Exercise description » Data follows below. Repeat exactly the lines between the line holding "Generate a web" and the line holding "const yDomain = [23, 38];", inclusive, and nothing more; drop pictures.

Input records »

|---|

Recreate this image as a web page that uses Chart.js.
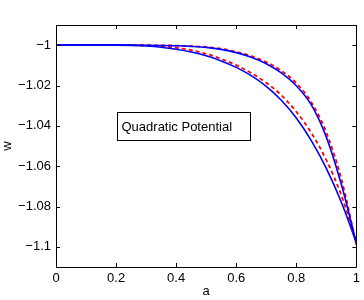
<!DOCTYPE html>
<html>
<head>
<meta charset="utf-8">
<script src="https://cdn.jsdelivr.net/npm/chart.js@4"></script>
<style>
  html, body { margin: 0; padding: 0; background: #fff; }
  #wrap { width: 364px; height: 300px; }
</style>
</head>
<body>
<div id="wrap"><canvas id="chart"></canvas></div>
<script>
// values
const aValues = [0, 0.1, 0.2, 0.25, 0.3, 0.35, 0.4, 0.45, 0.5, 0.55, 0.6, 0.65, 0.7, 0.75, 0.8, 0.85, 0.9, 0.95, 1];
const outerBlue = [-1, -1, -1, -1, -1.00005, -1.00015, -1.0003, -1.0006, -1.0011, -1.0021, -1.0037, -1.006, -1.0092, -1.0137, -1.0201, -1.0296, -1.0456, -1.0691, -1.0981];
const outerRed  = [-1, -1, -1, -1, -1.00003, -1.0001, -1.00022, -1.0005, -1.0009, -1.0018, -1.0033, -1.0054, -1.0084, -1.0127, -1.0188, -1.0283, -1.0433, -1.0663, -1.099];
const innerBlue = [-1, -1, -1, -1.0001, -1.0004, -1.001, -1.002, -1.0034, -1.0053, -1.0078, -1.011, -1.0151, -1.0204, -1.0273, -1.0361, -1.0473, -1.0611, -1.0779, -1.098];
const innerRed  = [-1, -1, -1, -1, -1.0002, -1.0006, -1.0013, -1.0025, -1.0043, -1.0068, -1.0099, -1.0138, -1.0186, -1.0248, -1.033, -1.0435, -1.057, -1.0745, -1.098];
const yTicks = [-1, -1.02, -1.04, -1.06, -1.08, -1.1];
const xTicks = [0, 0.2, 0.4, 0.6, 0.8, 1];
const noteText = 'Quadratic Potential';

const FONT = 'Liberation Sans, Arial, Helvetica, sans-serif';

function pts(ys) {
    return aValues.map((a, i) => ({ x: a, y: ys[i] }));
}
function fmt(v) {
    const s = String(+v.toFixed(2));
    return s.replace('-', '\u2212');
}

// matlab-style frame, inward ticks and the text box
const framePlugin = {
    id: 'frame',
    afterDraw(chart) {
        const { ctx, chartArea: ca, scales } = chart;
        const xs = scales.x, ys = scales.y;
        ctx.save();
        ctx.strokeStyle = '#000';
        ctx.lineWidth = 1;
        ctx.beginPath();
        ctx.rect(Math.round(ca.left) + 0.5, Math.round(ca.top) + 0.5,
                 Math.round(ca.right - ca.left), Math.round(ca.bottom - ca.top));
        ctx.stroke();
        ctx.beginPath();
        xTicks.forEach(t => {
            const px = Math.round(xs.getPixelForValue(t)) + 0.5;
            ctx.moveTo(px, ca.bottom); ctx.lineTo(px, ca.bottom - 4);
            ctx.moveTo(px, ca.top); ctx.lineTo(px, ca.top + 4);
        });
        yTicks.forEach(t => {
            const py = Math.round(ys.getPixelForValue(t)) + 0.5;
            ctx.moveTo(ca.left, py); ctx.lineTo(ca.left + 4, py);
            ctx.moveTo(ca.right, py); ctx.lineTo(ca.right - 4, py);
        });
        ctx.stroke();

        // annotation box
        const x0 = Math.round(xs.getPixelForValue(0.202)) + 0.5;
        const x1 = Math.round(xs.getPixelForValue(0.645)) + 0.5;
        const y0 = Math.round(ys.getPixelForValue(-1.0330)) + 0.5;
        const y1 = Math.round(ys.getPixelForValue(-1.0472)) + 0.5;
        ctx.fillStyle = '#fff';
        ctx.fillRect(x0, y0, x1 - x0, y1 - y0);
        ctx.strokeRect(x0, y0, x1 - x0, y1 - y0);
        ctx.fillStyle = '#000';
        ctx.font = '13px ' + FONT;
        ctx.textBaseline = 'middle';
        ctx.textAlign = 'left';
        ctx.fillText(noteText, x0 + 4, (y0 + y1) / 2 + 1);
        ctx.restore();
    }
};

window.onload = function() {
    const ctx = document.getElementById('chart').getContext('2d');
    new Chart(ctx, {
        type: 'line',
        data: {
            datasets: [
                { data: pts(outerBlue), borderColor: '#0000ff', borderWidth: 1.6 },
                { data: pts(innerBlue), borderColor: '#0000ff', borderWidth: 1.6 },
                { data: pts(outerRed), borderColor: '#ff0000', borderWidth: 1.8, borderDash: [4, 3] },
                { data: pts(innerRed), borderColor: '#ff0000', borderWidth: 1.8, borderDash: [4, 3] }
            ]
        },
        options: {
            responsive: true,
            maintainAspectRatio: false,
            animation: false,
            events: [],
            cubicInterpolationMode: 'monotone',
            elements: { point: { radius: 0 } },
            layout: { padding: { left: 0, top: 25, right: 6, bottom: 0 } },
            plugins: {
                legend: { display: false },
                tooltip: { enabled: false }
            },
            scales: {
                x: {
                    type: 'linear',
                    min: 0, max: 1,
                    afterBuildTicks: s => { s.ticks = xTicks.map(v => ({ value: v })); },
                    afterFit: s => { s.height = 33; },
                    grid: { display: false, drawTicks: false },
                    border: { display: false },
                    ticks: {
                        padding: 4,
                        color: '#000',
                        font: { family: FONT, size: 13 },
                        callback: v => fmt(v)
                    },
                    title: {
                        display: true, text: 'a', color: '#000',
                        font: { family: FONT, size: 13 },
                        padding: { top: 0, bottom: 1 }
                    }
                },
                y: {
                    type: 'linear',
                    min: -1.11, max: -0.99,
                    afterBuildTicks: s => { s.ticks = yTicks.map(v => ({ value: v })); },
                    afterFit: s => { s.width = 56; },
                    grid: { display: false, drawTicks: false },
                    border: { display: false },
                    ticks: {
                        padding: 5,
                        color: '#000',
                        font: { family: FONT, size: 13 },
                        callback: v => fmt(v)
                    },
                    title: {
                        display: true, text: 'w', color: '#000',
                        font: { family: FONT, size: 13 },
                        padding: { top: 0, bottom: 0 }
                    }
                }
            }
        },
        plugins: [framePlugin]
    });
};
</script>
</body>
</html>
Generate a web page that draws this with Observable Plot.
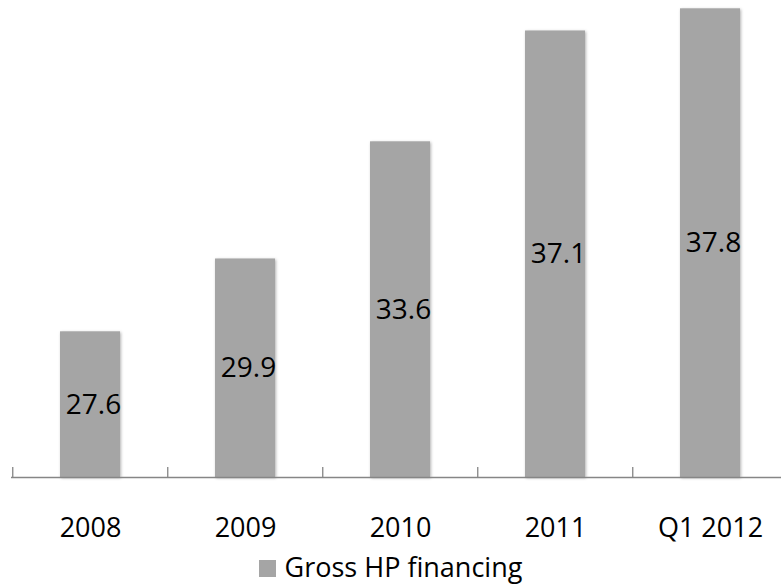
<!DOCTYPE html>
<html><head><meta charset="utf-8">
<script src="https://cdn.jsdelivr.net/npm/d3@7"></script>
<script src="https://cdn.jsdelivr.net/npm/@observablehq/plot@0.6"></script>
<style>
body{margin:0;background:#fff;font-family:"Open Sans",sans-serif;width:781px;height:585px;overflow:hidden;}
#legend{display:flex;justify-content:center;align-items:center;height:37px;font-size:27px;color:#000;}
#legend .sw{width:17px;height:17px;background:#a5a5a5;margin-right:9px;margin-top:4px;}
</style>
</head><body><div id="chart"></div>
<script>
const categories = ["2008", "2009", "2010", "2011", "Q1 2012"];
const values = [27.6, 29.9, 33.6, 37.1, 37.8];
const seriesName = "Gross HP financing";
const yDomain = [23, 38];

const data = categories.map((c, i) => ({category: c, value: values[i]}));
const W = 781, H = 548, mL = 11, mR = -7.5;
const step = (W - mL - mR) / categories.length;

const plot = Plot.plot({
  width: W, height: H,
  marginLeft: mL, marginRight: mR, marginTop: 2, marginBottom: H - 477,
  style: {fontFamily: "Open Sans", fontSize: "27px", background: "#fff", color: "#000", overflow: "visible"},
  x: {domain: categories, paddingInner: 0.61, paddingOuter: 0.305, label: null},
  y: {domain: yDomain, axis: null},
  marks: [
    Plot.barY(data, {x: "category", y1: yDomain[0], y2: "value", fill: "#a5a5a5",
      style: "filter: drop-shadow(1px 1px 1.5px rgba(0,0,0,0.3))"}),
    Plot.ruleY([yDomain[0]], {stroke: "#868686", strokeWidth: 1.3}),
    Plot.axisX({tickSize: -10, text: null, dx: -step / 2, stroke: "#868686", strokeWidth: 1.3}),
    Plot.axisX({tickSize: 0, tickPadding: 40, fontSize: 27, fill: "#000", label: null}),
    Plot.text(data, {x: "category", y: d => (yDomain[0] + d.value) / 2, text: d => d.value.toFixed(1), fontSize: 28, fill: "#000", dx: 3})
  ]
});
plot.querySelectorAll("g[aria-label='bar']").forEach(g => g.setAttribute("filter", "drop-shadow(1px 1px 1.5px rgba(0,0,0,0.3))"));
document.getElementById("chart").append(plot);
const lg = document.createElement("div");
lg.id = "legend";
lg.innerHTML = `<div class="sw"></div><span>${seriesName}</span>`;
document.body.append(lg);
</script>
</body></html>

|---|

Solution to the problem »
Generate a web page that draws this with Observable Plot.
<!DOCTYPE html>
<html><head><meta charset="utf-8">
<script src="https://cdn.jsdelivr.net/npm/d3@7"></script>
<script src="https://cdn.jsdelivr.net/npm/@observablehq/plot@0.6"></script>
<style>
body{margin:0;background:#fff;font-family:"Open Sans",sans-serif;width:781px;height:585px;overflow:hidden;}
#legend{display:flex;justify-content:center;align-items:center;height:37px;font-size:27px;color:#000;}
#legend .sw{width:17px;height:17px;background:#a5a5a5;margin-right:9px;margin-top:4px;}
</style>
</head><body><div id="chart"></div>
<script>
const categories = ["2008", "2009", "2010", "2011", "Q1 2012"];
const values = [27.6, 29.9, 33.6, 37.1, 37.8];
const seriesName = "Gross HP financing";
const yDomain = [23, 38];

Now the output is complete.